Denn auch das ist der Iran heute: Eine große Bevölkerungsmehrheit wünscht sich Reformen, eine Öffnung nach Westen, vor allem aber mehr Freiheiten. Dem gegenüber steht die extrem konservative Bevölkerung auf dem Land, aus der sich auch die Revolutionsgarden rekrutieren, die das Regime mit Gewalt stützen und deren Führung zum weiteren Machtfaktor herangewachsen ist.
Auffällig ist allerdings, dass sowohl Raisi als auch Parlamentssprecher Mohammad Bagher Qalibaf nicht in den Wahlkreisen ihrer Heimatorte antreten, sondern in anderen, extrem konservativen Regionen. Dies ist normalerweise ein Zeichen für einen Mangel an Unterstützung.
Vor den Wahlen 2016 und 2020 hatten die Reformer versucht, den Wächterrat durch eine extrem hohe Zahl an Kandidaturen zu überwältigen. Der Gedanke dahinter: Je mehr einen Antrag stellen, desto weniger genau kann das Gremium hinschauen. Am Ende durften 2016 dann 6000, 2020 sogar 8000 Personen kandidieren. Dieses Mal sind es jedoch 15 200 Kandidaten, die sich um die 290 Parlamentsmandate bewerben, darunter sind rund 1700 Frauen, mehr als doppelt so viele wie 2020.
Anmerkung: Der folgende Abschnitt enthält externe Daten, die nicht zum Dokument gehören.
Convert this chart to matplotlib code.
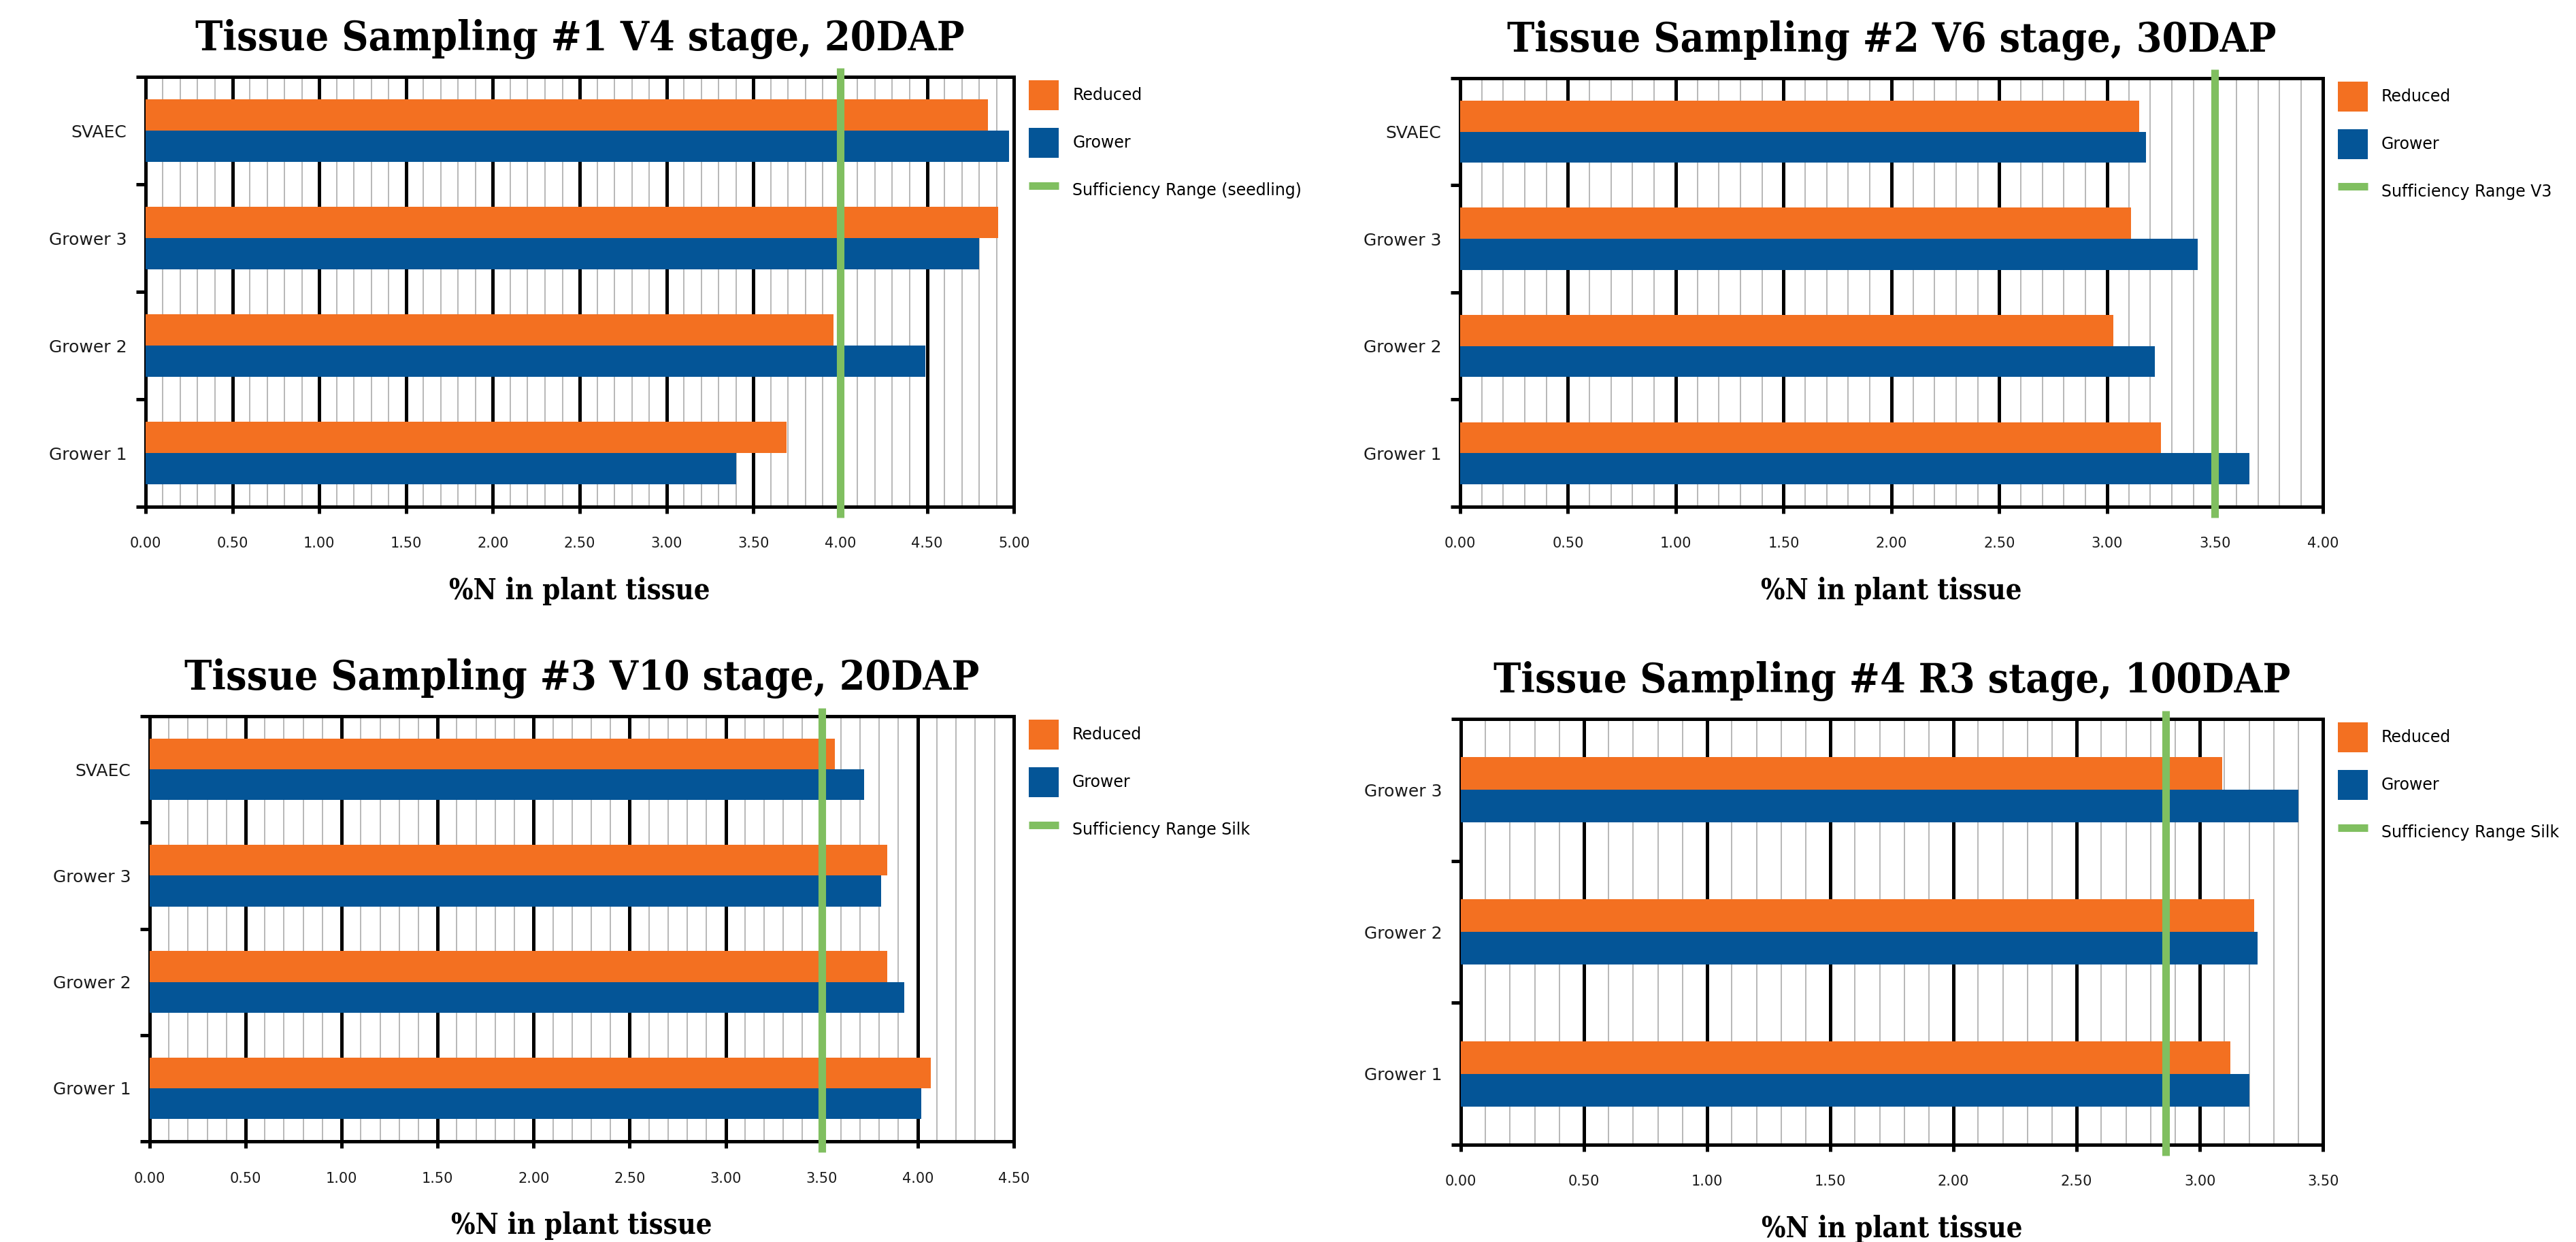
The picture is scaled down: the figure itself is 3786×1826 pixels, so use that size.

Sicher ist: Ein solch drastischer Anstieg an Kandidaturen ist kein Zufall. Allerdings halten sich alle Gruppen, die den Reformern zugerechnet werden, bedeckt, wollen nicht sagen, ob dahinter dieselbe Strategie wie bei den vorangegangenen Wahlen steckt. In der vergangenen Woche wurde aber deutlich, dass Kandidaten vielerorts den kurzen Wahlkampf dazu nutzten, um für bürgerliche Freiheiten und Reformen zu werben, neben ihren Stellungnahmen zu den Problemen in ihren Wahlkreisen.
Die Kandidaten für den Expertenrat, der für acht Jahre gewählt wird, sind indes allesamt männlich und bereits im Rentenalter. Das liegt an den hohen Anforderungen an die Qualifikation und stellt ein Problem dar: Von jenen, die 2016 gewählt wurden, lebt heute nur noch gut die Hälfte. Nicht mit dabei: Ex-Präsident Hassan Ruhani, dem die Kandidatur verboten wurde. Eine Begründung dafür habe es nicht gegeben, ließ er über soziale Netzwerke mitteilen.
Ajatollah Khamenei ist 84 Jahre alt. Es ist also sehr wahrscheinlich, dass der nächste Expertenrat den Nachfolger wählen wird. Wenn das passiert, werden die Brüche in der Gesellschaft und im Machtapparat deutlicher zum Vorschein kommen.